The mansion the driver took me to belonged to a city I’d seen on postcards. Marble floors swallowed my footfalls. Chandeliers hung like arrested stars. The house smelled like citrus and oil and quiet wealth. Maids in muted silk fluttered past, polite and careful. The room I was led to was so large my breath felt too small inside it. On the bed lay an outrage of fabric—the dress Lila had lent me: silk thin as a dare.
The maid gave directions in a voice that made me feel like I was being put on display: wait here; change; don’t touch anything.
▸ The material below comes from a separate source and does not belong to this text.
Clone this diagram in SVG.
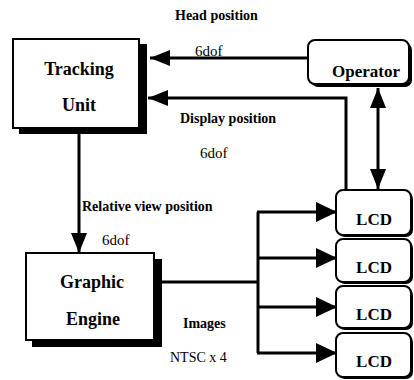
<svg xmlns="http://www.w3.org/2000/svg" width="414" height="380" viewBox="0 0 414 380">
<style>
  .box { fill: #fff; stroke: #000; stroke-width: 2; }
  .shadow { fill: #000; }
  .conn { fill: none; stroke: #000; stroke-width: 3; }
</style>
<defs>
  <marker id="ah" markerUnits="userSpaceOnUse" markerWidth="21" markerHeight="16" refX="20" refY="8" orient="auto-start-reverse">
    <path d="M0,0 L20,8 L0,16 z" fill="#000"/>
  </marker>
  <marker id="ahb" markerUnits="userSpaceOnUse" markerWidth="22" markerHeight="20" refX="21" refY="10" orient="auto">
    <path d="M0,0 L21,10 L0,20 z" fill="#000"/>
  </marker>
</defs>
<rect width="414" height="380" fill="#fff"/>

<g id="connectors">
  <line class="conn" x1="308" y1="58" x2="150" y2="58" marker-end="url(#ah)"/>
  <path class="conn" d="M346,190 V98 H148" marker-end="url(#ah)"/>
  <line class="conn" x1="378" y1="88" x2="378" y2="189" marker-start="url(#ah)" marker-end="url(#ah)"/>
  <line class="conn" x1="79" y1="134" x2="79" y2="253" marker-end="url(#ah)"/>
  <path class="conn" d="M162,282 H258"/>
  <path class="conn" d="M258,212 V353"/>
  <line class="conn" x1="257" y1="212" x2="337" y2="212" marker-end="url(#ahb)"/>
  <line class="conn" x1="257" y1="258" x2="337" y2="258" marker-end="url(#ahb)"/>
  <line class="conn" x1="257" y1="307" x2="337" y2="307" marker-end="url(#ahb)"/>
  <line class="conn" x1="257" y1="353" x2="337" y2="353" marker-end="url(#ahb)"/>
</g>

<g id="labels">
  <text x="175" y="20" font-family="Liberation Serif" font-size="14" font-weight="bold">Head position</text>
  <text x="195" y="56" font-family="Liberation Serif" font-size="15">6dof</text>
  <text x="180" y="123" font-family="Liberation Serif" font-size="14" font-weight="bold">Display position</text>
  <text x="200" y="158" font-family="Liberation Serif" font-size="15">6dof</text>
  <text x="82" y="211" font-family="Liberation Serif" font-size="14" font-weight="bold">Relative view position</text>
  <text x="102" y="245" font-family="Liberation Serif" font-size="15">6dof</text>
  <text x="183" y="328" font-family="Liberation Serif" font-size="14" font-weight="bold">Images</text>
  <text x="170" y="362" font-family="Liberation Serif" font-size="14">NTSC x 4</text>
</g>

<g id="tracking-unit">
  <rect class="shadow" x="19" y="44" width="128" height="90"/>
  <rect class="box" x="13" y="39" width="126" height="89"/>
  <text x="79" y="75" font-family="Liberation Serif" font-size="18" font-weight="bold" text-anchor="middle">Tracking</text>
  <text x="79" y="111" font-family="Liberation Serif" font-size="18" font-weight="bold" text-anchor="middle">Unit</text>
</g>

<g id="graphic-engine">
  <rect class="shadow" x="32" y="259" width="130" height="88"/>
  <rect class="box" x="26" y="253" width="128" height="87"/>
  <text x="92" y="288" font-family="Liberation Serif" font-size="18" font-weight="bold" text-anchor="middle">Graphic</text>
  <text x="93" y="325" font-family="Liberation Serif" font-size="18" font-weight="bold" text-anchor="middle">Engine</text>
</g>

<g id="operator">
  <rect class="shadow" x="311" y="43" width="101" height="44" rx="7"/>
  <rect class="box" x="308" y="40" width="101" height="44" rx="7"/>
  <text x="366" y="77" font-family="Liberation Serif" font-size="17" font-weight="bold" text-anchor="middle">Operator</text>
</g>

<g id="lcd1">
  <rect class="shadow" x="338" y="192" width="75" height="45" rx="7"/>
  <rect class="box" x="336" y="190" width="75" height="45" rx="7"/>
  <text x="374" y="225" font-family="Liberation Serif" font-size="17" font-weight="bold" text-anchor="middle">LCD</text>
</g>
<g id="lcd2">
  <rect class="shadow" x="338" y="241" width="75" height="43" rx="7"/>
  <rect class="box" x="336" y="239" width="75" height="43" rx="7"/>
  <text x="374" y="273" font-family="Liberation Serif" font-size="17" font-weight="bold" text-anchor="middle">LCD</text>
</g>
<g id="lcd3">
  <rect class="shadow" x="338" y="288" width="75" height="42" rx="7"/>
  <rect class="box" x="336" y="286" width="75" height="42" rx="7"/>
  <text x="374" y="320" font-family="Liberation Serif" font-size="17" font-weight="bold" text-anchor="middle">LCD</text>
</g>
<g id="lcd4">
  <rect class="shadow" x="338" y="335" width="75" height="44" rx="7"/>
  <rect class="box" x="336" y="333" width="75" height="44" rx="7"/>
  <text x="374" y="367" font-family="Liberation Serif" font-size="17" font-weight="bold" text-anchor="middle">LCD</text>
</g>
</svg>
She left, and for a moment I stood with my mouth open and the dress heavy in my hands.
I pulled the Arabian mask over my face because anonymity felt like armor. The silk slid over my shoulders and clung to places I’d never claimed. My skin prickled at the sensation—I was almost bare, like the dress knew what to show. I hardly recognized myself in the mirror: a stranger in a costume, a girl pretending to be someone who could sell an hour for a life.
A maid knocked and opened the door. “He’s ready,” she said, and left without another glance.
My throat tightened. I practiced smiling once, trembling. Lila’s words looped in my head like a command: Just say hi. He will send payment before you start. Don’t look him in the eyes. Take my phone. Massage and go. No funny ideas.
I steadied my hands and walked into the room.
When the door opened, he stood there—tall, dangerous, like he’d been carved straight out of danger. He looked at me once, and a cold, wild thrill ran through my body. The mask hid my face but not the way my breath hitched. The room seemed to narrow into him.